Costituisce, infatti, principio consolidato quello per cui i requisiti di qualificazione devono essere posseduti dal momento della presentazione della domanda e per tutta la durata di esecuzione del contratto; consentire l’integrazione del C.E.L. nel corso della procedura costituirebbe palese violazione del principio della par condicio tra i concorrenti.

Il C.E.L. presentato dall’impresa appellante, comunque, non era utile a dar prova del requisito di qualificazione per l’assenza del visto da parte della Soprintendenza competente.
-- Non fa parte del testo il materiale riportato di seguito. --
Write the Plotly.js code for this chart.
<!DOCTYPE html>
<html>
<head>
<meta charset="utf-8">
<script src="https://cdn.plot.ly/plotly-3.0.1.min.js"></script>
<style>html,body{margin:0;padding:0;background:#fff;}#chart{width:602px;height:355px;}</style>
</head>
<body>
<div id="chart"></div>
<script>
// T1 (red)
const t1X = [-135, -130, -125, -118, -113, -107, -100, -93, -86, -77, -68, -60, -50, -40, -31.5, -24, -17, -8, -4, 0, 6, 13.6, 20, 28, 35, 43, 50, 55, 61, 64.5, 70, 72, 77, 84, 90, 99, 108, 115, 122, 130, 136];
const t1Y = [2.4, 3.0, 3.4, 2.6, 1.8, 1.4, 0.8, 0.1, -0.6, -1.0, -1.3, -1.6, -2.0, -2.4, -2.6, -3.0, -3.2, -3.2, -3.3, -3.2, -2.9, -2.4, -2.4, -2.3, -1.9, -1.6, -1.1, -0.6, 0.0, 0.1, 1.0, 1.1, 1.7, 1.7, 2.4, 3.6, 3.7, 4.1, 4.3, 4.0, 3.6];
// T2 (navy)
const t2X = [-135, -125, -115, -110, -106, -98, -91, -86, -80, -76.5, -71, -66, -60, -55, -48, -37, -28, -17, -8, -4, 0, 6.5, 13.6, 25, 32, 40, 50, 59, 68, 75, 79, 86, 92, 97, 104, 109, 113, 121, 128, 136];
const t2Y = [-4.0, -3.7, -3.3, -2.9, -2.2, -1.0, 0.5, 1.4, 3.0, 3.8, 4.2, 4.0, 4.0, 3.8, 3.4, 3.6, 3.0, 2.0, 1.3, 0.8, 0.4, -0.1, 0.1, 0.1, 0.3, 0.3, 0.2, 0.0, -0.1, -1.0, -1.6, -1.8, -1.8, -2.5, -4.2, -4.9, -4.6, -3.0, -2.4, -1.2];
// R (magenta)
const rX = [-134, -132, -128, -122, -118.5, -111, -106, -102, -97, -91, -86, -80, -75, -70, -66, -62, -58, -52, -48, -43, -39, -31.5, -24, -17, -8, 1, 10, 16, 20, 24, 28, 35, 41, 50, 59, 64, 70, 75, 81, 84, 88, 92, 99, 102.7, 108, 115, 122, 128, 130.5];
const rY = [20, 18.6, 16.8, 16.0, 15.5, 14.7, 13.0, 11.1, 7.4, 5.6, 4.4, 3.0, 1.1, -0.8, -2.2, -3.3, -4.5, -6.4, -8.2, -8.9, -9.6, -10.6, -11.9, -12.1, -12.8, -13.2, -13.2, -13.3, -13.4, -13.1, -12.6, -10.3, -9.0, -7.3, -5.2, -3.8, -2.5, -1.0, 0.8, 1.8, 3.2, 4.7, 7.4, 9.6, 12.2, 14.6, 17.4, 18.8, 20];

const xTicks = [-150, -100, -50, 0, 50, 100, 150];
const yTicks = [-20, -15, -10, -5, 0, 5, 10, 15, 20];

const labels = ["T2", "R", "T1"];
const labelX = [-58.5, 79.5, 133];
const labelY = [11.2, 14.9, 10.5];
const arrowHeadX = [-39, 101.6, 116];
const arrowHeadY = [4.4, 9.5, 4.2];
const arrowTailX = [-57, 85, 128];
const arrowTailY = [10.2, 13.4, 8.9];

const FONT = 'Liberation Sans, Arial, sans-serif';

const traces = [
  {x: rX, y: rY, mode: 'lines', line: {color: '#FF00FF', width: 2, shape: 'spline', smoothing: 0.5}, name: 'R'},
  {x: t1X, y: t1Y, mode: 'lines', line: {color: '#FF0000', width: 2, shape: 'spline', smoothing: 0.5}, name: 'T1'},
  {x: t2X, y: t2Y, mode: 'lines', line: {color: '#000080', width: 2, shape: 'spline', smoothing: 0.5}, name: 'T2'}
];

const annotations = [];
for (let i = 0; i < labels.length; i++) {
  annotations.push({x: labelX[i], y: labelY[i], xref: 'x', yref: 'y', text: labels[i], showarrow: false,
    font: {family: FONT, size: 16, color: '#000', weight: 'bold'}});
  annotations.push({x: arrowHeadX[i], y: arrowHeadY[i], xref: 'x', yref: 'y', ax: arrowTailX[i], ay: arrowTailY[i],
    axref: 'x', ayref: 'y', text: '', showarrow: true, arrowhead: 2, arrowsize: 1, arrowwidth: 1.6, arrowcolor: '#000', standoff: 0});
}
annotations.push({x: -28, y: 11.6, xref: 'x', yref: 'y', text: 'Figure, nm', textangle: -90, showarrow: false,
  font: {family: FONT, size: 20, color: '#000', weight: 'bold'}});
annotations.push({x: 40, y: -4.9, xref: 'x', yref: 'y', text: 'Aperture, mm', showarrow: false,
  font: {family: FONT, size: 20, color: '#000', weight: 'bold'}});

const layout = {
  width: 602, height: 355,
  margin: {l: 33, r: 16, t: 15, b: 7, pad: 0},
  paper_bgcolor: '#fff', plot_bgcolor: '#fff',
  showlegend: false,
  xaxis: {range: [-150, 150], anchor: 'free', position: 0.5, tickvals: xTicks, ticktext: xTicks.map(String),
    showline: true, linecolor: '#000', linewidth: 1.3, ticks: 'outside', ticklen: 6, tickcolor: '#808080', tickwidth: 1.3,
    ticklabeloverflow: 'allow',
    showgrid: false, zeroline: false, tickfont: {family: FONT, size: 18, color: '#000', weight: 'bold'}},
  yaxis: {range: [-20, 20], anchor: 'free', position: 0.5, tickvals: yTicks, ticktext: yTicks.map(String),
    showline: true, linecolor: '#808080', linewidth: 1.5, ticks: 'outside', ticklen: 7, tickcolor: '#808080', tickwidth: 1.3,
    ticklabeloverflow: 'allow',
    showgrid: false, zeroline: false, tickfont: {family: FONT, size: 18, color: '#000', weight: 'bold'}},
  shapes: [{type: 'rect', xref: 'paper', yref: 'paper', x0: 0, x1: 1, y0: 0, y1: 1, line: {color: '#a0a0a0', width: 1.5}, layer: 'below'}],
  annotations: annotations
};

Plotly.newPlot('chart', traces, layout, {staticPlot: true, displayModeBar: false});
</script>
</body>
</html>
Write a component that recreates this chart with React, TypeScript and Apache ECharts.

E’, infatti, indispensabile che il C.E.L., quand’anche riferito a lavori parziali, presenti il contenuto richiesto dalle disposizioni normative……

Per cui resta fermo che il visto della Soprintendenza non può essere derubricato a “mera formalità”, poiché rispondente all’esigenza che la certificazione dell’esecuzione di particolari tipologie di lavori (nel caso di specie, lavori su immobili di interesse storico, artistico e archeologico) sia attestata da parte delle amministrazioni che, in quanto preposte alla tutela dei beni interessati, sono effettivamente in grado di valutarne la corretta esecuzione.

Il C.E.L., come documento probatorio della capacità di idoneità tecnica organizzativa, poi, non è, per espressa indicazione normativa, surrogabile da altra documentazione e, tanto meno, dalla fattura rimessa dall’impresa e pagata dall’amministrazione (anch’essa, peraltro, di data posteriore al termine per la presentazione delle offerte).

È del tutto ragionevole, pertanto, la scelta dell’amministrazione di richiedere il C.E.L. quale documento a comprova dell’esecuzione di precedenti lavori, e, d’altra parte, di escludere l’impresa che di tale documentazione non sia in possesso al momento della presentazione della domanda di partecipazione, con motivazione esente da critiche.